> **TO DO**
Make an exact copy of all the material below, apart from the pictures.
#### DATASET CONTENT
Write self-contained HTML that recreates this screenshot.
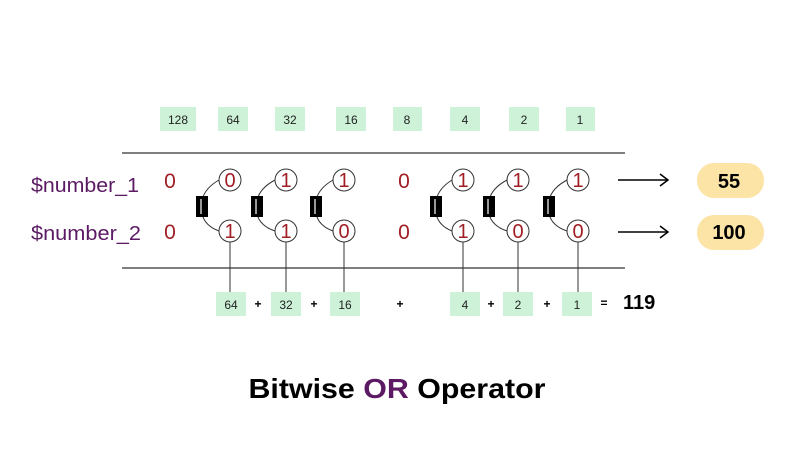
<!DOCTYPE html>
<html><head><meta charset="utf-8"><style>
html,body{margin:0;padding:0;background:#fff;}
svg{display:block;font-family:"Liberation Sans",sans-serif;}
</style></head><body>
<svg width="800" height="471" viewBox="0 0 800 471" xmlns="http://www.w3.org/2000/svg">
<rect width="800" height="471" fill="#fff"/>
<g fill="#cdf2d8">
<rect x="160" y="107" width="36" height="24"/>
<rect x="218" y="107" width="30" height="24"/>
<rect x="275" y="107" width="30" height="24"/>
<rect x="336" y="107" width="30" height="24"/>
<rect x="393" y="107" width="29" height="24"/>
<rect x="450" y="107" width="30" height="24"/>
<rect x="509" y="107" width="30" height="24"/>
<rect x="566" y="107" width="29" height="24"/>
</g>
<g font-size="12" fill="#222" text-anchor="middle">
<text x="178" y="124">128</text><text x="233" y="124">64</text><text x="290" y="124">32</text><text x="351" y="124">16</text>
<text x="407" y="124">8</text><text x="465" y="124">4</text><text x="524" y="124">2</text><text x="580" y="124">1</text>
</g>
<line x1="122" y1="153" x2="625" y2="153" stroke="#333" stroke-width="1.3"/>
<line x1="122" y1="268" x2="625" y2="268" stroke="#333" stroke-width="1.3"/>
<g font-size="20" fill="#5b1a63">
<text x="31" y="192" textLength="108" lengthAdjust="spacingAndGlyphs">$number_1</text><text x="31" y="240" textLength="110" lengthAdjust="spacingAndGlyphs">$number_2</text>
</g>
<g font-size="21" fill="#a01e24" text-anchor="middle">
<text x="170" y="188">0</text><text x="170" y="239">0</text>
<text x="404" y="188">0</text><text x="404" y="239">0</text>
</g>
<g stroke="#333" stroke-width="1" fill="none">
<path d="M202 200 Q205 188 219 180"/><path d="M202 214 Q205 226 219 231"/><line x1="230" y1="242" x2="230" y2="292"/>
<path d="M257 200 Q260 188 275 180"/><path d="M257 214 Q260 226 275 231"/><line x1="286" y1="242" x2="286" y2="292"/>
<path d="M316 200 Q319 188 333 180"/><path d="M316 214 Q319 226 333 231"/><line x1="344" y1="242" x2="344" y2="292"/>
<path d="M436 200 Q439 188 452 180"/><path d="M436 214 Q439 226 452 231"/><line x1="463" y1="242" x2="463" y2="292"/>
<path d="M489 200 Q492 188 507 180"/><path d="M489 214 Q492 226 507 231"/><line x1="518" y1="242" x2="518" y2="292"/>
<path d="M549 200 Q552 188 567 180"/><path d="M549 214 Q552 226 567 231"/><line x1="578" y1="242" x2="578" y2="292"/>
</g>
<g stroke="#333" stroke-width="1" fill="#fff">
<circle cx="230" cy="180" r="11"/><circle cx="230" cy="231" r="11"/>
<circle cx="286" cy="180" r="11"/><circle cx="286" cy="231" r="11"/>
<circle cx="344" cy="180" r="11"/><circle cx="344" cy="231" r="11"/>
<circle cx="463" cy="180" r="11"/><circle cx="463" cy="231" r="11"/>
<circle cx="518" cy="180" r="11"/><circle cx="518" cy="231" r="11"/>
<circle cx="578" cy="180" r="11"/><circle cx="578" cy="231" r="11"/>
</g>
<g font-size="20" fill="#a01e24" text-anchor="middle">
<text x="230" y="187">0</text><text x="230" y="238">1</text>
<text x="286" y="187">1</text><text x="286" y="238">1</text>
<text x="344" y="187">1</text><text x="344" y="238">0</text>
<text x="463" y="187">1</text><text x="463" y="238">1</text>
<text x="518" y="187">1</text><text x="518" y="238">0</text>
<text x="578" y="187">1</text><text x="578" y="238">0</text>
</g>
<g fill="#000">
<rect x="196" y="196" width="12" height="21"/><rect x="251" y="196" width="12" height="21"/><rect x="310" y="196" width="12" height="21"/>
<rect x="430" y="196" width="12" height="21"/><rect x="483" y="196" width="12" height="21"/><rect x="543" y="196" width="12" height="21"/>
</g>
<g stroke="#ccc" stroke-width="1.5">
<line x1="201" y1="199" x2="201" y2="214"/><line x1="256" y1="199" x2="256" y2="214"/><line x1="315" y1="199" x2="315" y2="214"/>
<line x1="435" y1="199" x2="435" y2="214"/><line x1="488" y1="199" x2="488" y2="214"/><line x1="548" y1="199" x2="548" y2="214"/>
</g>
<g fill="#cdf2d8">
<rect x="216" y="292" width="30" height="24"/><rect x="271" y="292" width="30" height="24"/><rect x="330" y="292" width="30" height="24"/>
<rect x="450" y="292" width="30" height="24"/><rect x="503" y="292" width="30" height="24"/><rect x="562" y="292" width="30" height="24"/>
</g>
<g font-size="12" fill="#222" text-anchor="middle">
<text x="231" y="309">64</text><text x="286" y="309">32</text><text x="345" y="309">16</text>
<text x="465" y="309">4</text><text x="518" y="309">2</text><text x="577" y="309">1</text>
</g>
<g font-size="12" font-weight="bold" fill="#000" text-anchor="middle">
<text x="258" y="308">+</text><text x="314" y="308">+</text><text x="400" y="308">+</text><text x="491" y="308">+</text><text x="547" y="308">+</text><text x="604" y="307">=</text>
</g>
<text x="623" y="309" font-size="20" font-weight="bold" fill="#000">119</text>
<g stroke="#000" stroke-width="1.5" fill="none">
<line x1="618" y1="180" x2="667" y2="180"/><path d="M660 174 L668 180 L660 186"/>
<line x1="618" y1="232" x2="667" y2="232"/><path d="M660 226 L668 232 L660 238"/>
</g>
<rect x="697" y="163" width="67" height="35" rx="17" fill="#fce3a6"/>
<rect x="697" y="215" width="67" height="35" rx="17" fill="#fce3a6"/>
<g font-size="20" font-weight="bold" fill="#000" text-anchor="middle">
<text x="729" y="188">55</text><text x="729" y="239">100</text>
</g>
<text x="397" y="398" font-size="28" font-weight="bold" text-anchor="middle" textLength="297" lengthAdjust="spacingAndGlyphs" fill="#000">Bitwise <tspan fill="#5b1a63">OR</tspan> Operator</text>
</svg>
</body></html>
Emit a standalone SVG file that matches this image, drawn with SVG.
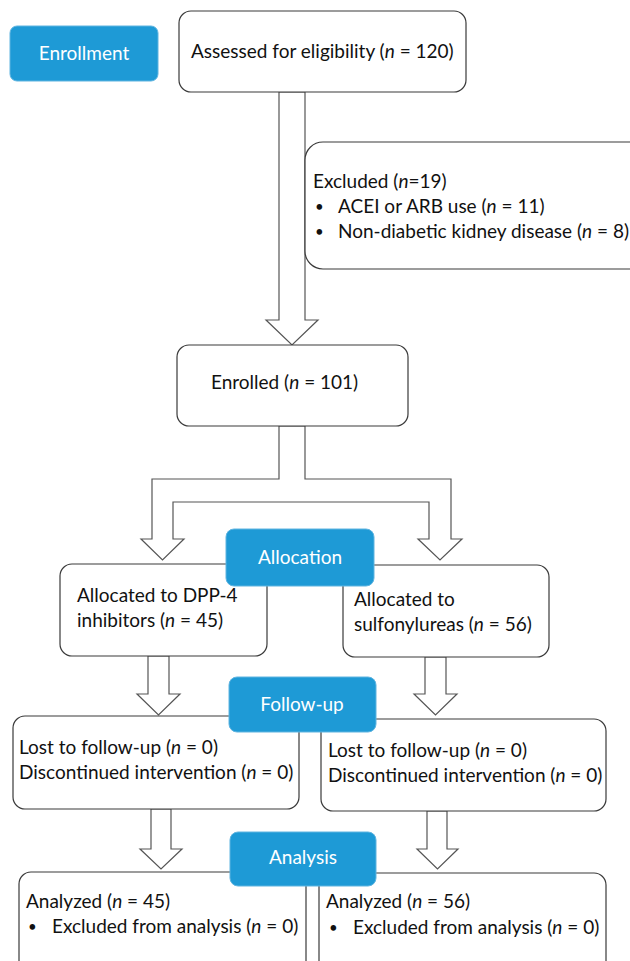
########
> **CORRECT OUTPUT**
Write self-contained HTML that recreates this screenshot.
<!DOCTYPE html>
<html><head><meta charset="utf-8"><style>
html,body{margin:0;padding:0;background:#fff;}
svg{display:block;font-family:"Liberation Sans",sans-serif;}
</style></head><body>
<svg width="800" height="471" viewBox="0 0 800 471" xmlns="http://www.w3.org/2000/svg">
<rect width="800" height="471" fill="#fff"/>
<g fill="#cdf2d8">
<rect x="160" y="107" width="36" height="24"/>
<rect x="218" y="107" width="30" height="24"/>
<rect x="275" y="107" width="30" height="24"/>
<rect x="336" y="107" width="30" height="24"/>
<rect x="393" y="107" width="29" height="24"/>
<rect x="450" y="107" width="30" height="24"/>
<rect x="509" y="107" width="30" height="24"/>
<rect x="566" y="107" width="29" height="24"/>
</g>
<g font-size="12" fill="#222" text-anchor="middle">
<text x="178" y="124">128</text><text x="233" y="124">64</text><text x="290" y="124">32</text><text x="351" y="124">16</text>
<text x="407" y="124">8</text><text x="465" y="124">4</text><text x="524" y="124">2</text><text x="580" y="124">1</text>
</g>
<line x1="122" y1="153" x2="625" y2="153" stroke="#333" stroke-width="1.3"/>
<line x1="122" y1="268" x2="625" y2="268" stroke="#333" stroke-width="1.3"/>
<g font-size="20" fill="#5b1a63">
<text x="31" y="192" textLength="108" lengthAdjust="spacingAndGlyphs">$number_1</text><text x="31" y="240" textLength="110" lengthAdjust="spacingAndGlyphs">$number_2</text>
</g>
<g font-size="21" fill="#a01e24" text-anchor="middle">
<text x="170" y="188">0</text><text x="170" y="239">0</text>
<text x="404" y="188">0</text><text x="404" y="239">0</text>
</g>
<g stroke="#333" stroke-width="1" fill="none">
<path d="M202 200 Q205 188 219 180"/><path d="M202 214 Q205 226 219 231"/><line x1="230" y1="242" x2="230" y2="292"/>
<path d="M257 200 Q260 188 275 180"/><path d="M257 214 Q260 226 275 231"/><line x1="286" y1="242" x2="286" y2="292"/>
<path d="M316 200 Q319 188 333 180"/><path d="M316 214 Q319 226 333 231"/><line x1="344" y1="242" x2="344" y2="292"/>
<path d="M436 200 Q439 188 452 180"/><path d="M436 214 Q439 226 452 231"/><line x1="463" y1="242" x2="463" y2="292"/>
<path d="M489 200 Q492 188 507 180"/><path d="M489 214 Q492 226 507 231"/><line x1="518" y1="242" x2="518" y2="292"/>
<path d="M549 200 Q552 188 567 180"/><path d="M549 214 Q552 226 567 231"/><line x1="578" y1="242" x2="578" y2="292"/>
</g>
<g stroke="#333" stroke-width="1" fill="#fff">
<circle cx="230" cy="180" r="11"/><circle cx="230" cy="231" r="11"/>
<circle cx="286" cy="180" r="11"/><circle cx="286" cy="231" r="11"/>
<circle cx="344" cy="180" r="11"/><circle cx="344" cy="231" r="11"/>
<circle cx="463" cy="180" r="11"/><circle cx="463" cy="231" r="11"/>
<circle cx="518" cy="180" r="11"/><circle cx="518" cy="231" r="11"/>
<circle cx="578" cy="180" r="11"/><circle cx="578" cy="231" r="11"/>
</g>
<g font-size="20" fill="#a01e24" text-anchor="middle">
<text x="230" y="187">0</text><text x="230" y="238">1</text>
<text x="286" y="187">1</text><text x="286" y="238">1</text>
<text x="344" y="187">1</text><text x="344" y="238">0</text>
<text x="463" y="187">1</text><text x="463" y="238">1</text>
<text x="518" y="187">1</text><text x="518" y="238">0</text>
<text x="578" y="187">1</text><text x="578" y="238">0</text>
</g>
<g fill="#000">
<rect x="196" y="196" width="12" height="21"/><rect x="251" y="196" width="12" height="21"/><rect x="310" y="196" width="12" height="21"/>
<rect x="430" y="196" width="12" height="21"/><rect x="483" y="196" width="12" height="21"/><rect x="543" y="196" width="12" height="21"/>
</g>
<g stroke="#ccc" stroke-width="1.5">
<line x1="201" y1="199" x2="201" y2="214"/><line x1="256" y1="199" x2="256" y2="214"/><line x1="315" y1="199" x2="315" y2="214"/>
<line x1="435" y1="199" x2="435" y2="214"/><line x1="488" y1="199" x2="488" y2="214"/><line x1="548" y1="199" x2="548" y2="214"/>
</g>
<g fill="#cdf2d8">
<rect x="216" y="292" width="30" height="24"/><rect x="271" y="292" width="30" height="24"/><rect x="330" y="292" width="30" height="24"/>
<rect x="450" y="292" width="30" height="24"/><rect x="503" y="292" width="30" height="24"/><rect x="562" y="292" width="30" height="24"/>
</g>
<g font-size="12" fill="#222" text-anchor="middle">
<text x="231" y="309">64</text><text x="286" y="309">32</text><text x="345" y="309">16</text>
<text x="465" y="309">4</text><text x="518" y="309">2</text><text x="577" y="309">1</text>
</g>
<g font-size="12" font-weight="bold" fill="#000" text-anchor="middle">
<text x="258" y="308">+</text><text x="314" y="308">+</text><text x="400" y="308">+</text><text x="491" y="308">+</text><text x="547" y="308">+</text><text x="604" y="307">=</text>
</g>
<text x="623" y="309" font-size="20" font-weight="bold" fill="#000">119</text>
<g stroke="#000" stroke-width="1.5" fill="none">
<line x1="618" y1="180" x2="667" y2="180"/><path d="M660 174 L668 180 L660 186"/>
<line x1="618" y1="232" x2="667" y2="232"/><path d="M660 226 L668 232 L660 238"/>
</g>
<rect x="697" y="163" width="67" height="35" rx="17" fill="#fce3a6"/>
<rect x="697" y="215" width="67" height="35" rx="17" fill="#fce3a6"/>
<g font-size="20" font-weight="bold" fill="#000" text-anchor="middle">
<text x="729" y="188">55</text><text x="729" y="239">100</text>
</g>
<text x="397" y="398" font-size="28" font-weight="bold" text-anchor="middle" textLength="297" lengthAdjust="spacingAndGlyphs" fill="#000">Bitwise <tspan fill="#5b1a63">OR</tspan> Operator</text>
</svg>
</body></html>
Emit a standalone SVG file that matches this image, drawn with SVG.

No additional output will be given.